As any parent knows, bedtime is one of the sweetest times you can spend with your child, but it can also be difficult to get kids to settle down and fall asleep without any drama. I learned this first-hand putting my son, Mason, to bed every evening. After he takes his bath, puts on his pajamas, brushes his teeth, and kisses Mommy goodnight, we retreat to his bedroom where we almost invariably read three books. However, we’ve gone through long periods when, even after I made my reading voice as soothing as possible, he was still having a hard time calming down. So I started telling him a story about a boy named Mason who lives in a big house with his Mommy and Daddy and his two dogs, Muffin and Lloyd, and who one day decides to go for a walk in the woods. It started out short and halting, but as Mason was going through a growth spurt, a time when he tends to be particularly restless, the story grew and the wording became more refined as I repeated it night after night. And it worked. Something about the rhythm of the narrative seemed to settle him down. His eyes would grow heavy, he’d turn over on his side, and his breathing would become regular.

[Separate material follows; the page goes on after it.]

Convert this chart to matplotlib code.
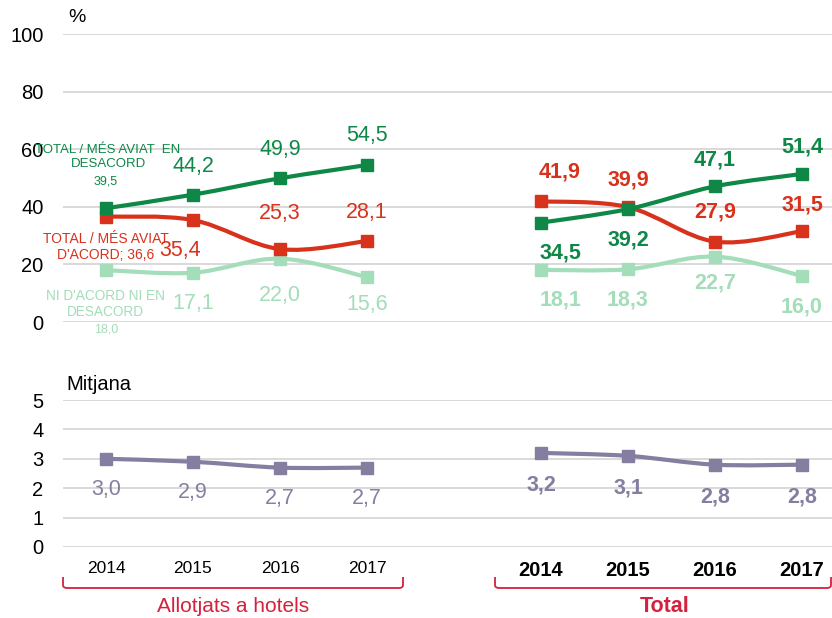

I’d whisper the story for another minute or two, just to make sure he was asleep, and then creep slowly and deliberately out of the room.
After I had been putting Mason to sleep like this every night for months, my wife, Ginny, finally heard the story and suggested that I get someone to paint illustrations to go along with the words. Ginny’s mother, Susan Edwards, is an extremely talented artist, so she was the obvious choice. A few days later, I mentioned it to Susan, who asked me to send her the story, which I did. I had no idea if she would be inspired enough by the narrative to make a whole series of paintings, and I got back to work writing my dissertation (which eventually evolved into my forthcoming book, How Does It Feel?: Elvis Presley, The Beatles, Bob Dylan, and the Philosophy of Rock and Roll). A few months later, Ginny’s parents came to visit and Susan brought with her twenty-two beautifully rendered watercolor paintings that somehow perfectly expressed what I had imagined, while also being surprising, bringing a depth and subtle humor to my words. I was extremely happy with the result, and we immediately determined that we should share the book with others.
At first, we considered sending the book to literary agents, but after doing a lot of research on the publishing industry and talking with a number of writers, agents, and editors we knew, we decided to publish independently. I wrote a post a while back explaining my rationale in detail, but the bottom line is that, instead of submitting our labor of love to industry professionals who would view our book primarily as a marketable commodity, we felt that we could appeal directly to friends and friends-of-friends, building an audience organically based on the high quality of our work and the intrinsic value it has for others. Our motivation in writing this book has not been primarily to make money, though of course that would be nice, but to share the beautiful thing we’ve created.
People seem to be loving The Walk so far, and we’re gratified to know that it’s being enjoyed by a growing number of children, and that the story is helping parents get their kids to fall sleep.